Hamadi Redissi est membre de l'American Institute for Maghreb Studies depuis 1999 et membre du conseil de rédaction de la revue Jura Gentium (depuis 2006) et de l'European Journal of Philosophy and Public Debate. Il préside l'Observatoire tunisien de la transition démocratique depuis 2011. Il est aussi un membre fondateur du Centre arabe de recherches et d'analyses, basé à Genève, dont le nom a changé en 2010 en Centre arabe de recherches et d'analyses politiques et sociales (Caraps). - Comment expliquez-vous la réaction du président Marzouki ?
Je pense que les propos de Marzouki sont très réfléchis. Il a constaté que le parti Ennahda baisse dans l'opinion publique. Il a donc fait l'option d'être en phase avec les citoyens et de prendre ses distances. Il ne faut surtout pas ignorer le fait que, malgré tout ce qu'on lui reproche, Marzouki est bien coté dans les sondages. Il a exprimé son soutien aux contestataires de Sidi Bouzid pour montrer qu'il est toujours du côté du peuple, pour garder ses chances dans une éventuelle course pour l'investiture suprême. Il n'empêche que de tels propos constituent un coup dur pour la troïka gouvernante qui subit ainsi une énième fissure. Il est vraiment difficile d'admettre qu'avec de tels accidents de parcours, elle peut parvenir, à terme, c'est-à-dire jusqu'à l'adoption de la nouvelle Constitution et la tenue des prochaines élections, dans au moins huit ou neuf mois, voire plus.

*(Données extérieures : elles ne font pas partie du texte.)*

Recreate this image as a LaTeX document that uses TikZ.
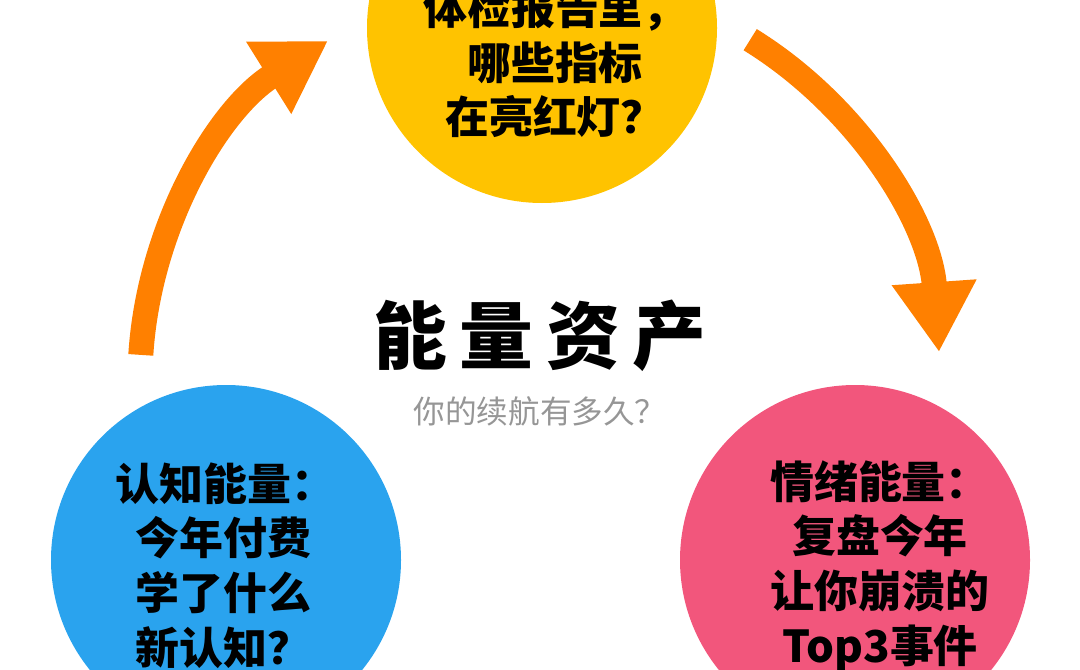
\documentclass[tikz,border=0pt]{standalone}
\usepackage{fontspec}
\setmainfont{Noto Sans CJK SC}
\usetikzlibrary{arrows.meta, positioning}
\definecolor{ringyellow}{RGB}{255,195,0}
\definecolor{ringblue}{RGB}{42,163,238}
\definecolor{ringpink}{RGB}{242,86,124}
\definecolor{arroworange}{RGB}{255,128,0}
\definecolor{subgray}{RGB}{150,150,150}

\begin{document}
\begin{tikzpicture}[
                bubble/.style={circle, minimum size=3.5cm, inner sep=0pt},
                bubbletext/.style={font=\fontsize{12.5}{15.6}\selectfont\bfseries, align=center},
                cycle/.style={arroworange, line width=0.25cm, -{Triangle[length=0.7cm, width=0.8cm]}}
            ]
                \useasboundingbox (0,0) rectangle (10.8,6.69);
                \clip (0,0) rectangle (10.8,6.69);
                \node[bubble, fill=ringyellow] (health) at (5.42,6.41) {};
                \node[bubble, fill=ringblue] (mind) at (2.26,1.09) {};
                \node[bubble, fill=ringpink] (mood) at (8.55,1.09) {};
                % texts in the bubbles
                \node[bubbletext] (healthtxt) at (5.55,6.07) {体检报告里，\\哪些指标\\在亮红灯？};
                \node[bubbletext, align=left, anchor=north west] (mindtxt) at (1.03,2.19) {认知能量：\\\hspace*{0.2cm}今年付费\\\hspace*{0.2cm}学了什么\\\hspace*{0.2cm}新认知？};
                \node[bubbletext] (moodtxt) at (8.8,1.03) {情绪能量：\\复盘今年\\让你崩溃的\\Top3事件};
                % centre
                \node[font=\fontsize{21}{24}\selectfont\bfseries] (title) at (5.4,3.33) {能\,量\,资\,产};
                \node[font=\fontsize{9}{10}\selectfont, text=subgray, below=0cm of title] (subtitle) {你的续航有多久？};
                % arrows
                \coordinate (c) at (5.4,2.89);
                \draw[cycle] ([shift={(176.4:4)}]c) arc[start angle=176.4, end angle=122, radius=4];
                \draw[cycle] ([shift={(58.3:4)}]c) arc[start angle=58.3, end angle=4, radius=4];
            \end{tikzpicture}
\end{document}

- Vous envisagez donc un rebondissement sur la scène politique …
Oui, en effet. Si l'on évalue le résultat des huit mois passés par la troïka au pouvoir, il y a eu trop de gâchis qui a réduit sa crédibilité auprès de la population, et ce, en rapport précisément avec les agissements de Marzouki. J'insinue notamment la tenue en Tunisie du Conseil national syrien et l'exclusion de l'ambassadeur syrien en Tunisie au début de l'exercice de gouvernance de la troïka, l'extradition en Libye de l'ex-Premier ministre Baghdadi Mahmoudi, la révocation du gouverneur de la Banque centrale Mustapha Kamel Nabli, etc. L'actuelle polémique concrétise toutefois une divergence dans l'évaluation de l'état des lieux et des priorités de l'étape, ce qui est grave pour une alliance gouvernante. Si l'on regarde aussi ses résultats sur les plans social et économique, la troïka est jusqu'à maintenant un grand ratage. Elle ne peut donc se permettre de rester à la merci d'un coup de tête de Marzouki. Je ne saurais écarter une possible reconsidération de l'échiquier politique dans la période à venir, pour mener à terme cette deuxième phase de la transition en Tunisie.
- Une telle éventualité ne risque-t-elle pas de chambarder le calendrier politique ?
Pas vraiment surtout qu'en réalité, il n'y a pas de véritable calendrier politique bien établi. Le chef du gouvernement a juste annoncé la tenue d'élections en mars 2013. Le calendrier réel dépend de l'adoption de la nouvelle Constitution. Or, l'avancement des travaux de rédaction est très lent. Il n'y aura pas de Constitution le 23 octobre 2012, comme initialement programmé par Mustapha Ben Jaafar, le président de l'ANC. Il n'y aura donc pas non plus d'élections en mars 2013, comme annoncé par Hamadi Jebali depuis des mois. L'actuel gouvernement aura à exercer encore pour dix mois, voire plus d'une année. Cette phase de transition est encore dans sa première mi-temps. Le chemin est encore long et Ennahda est dans l'obligation objective de penser à une alternative à Marzouki, plus enclin à prendre option pour l'élection présidentielle.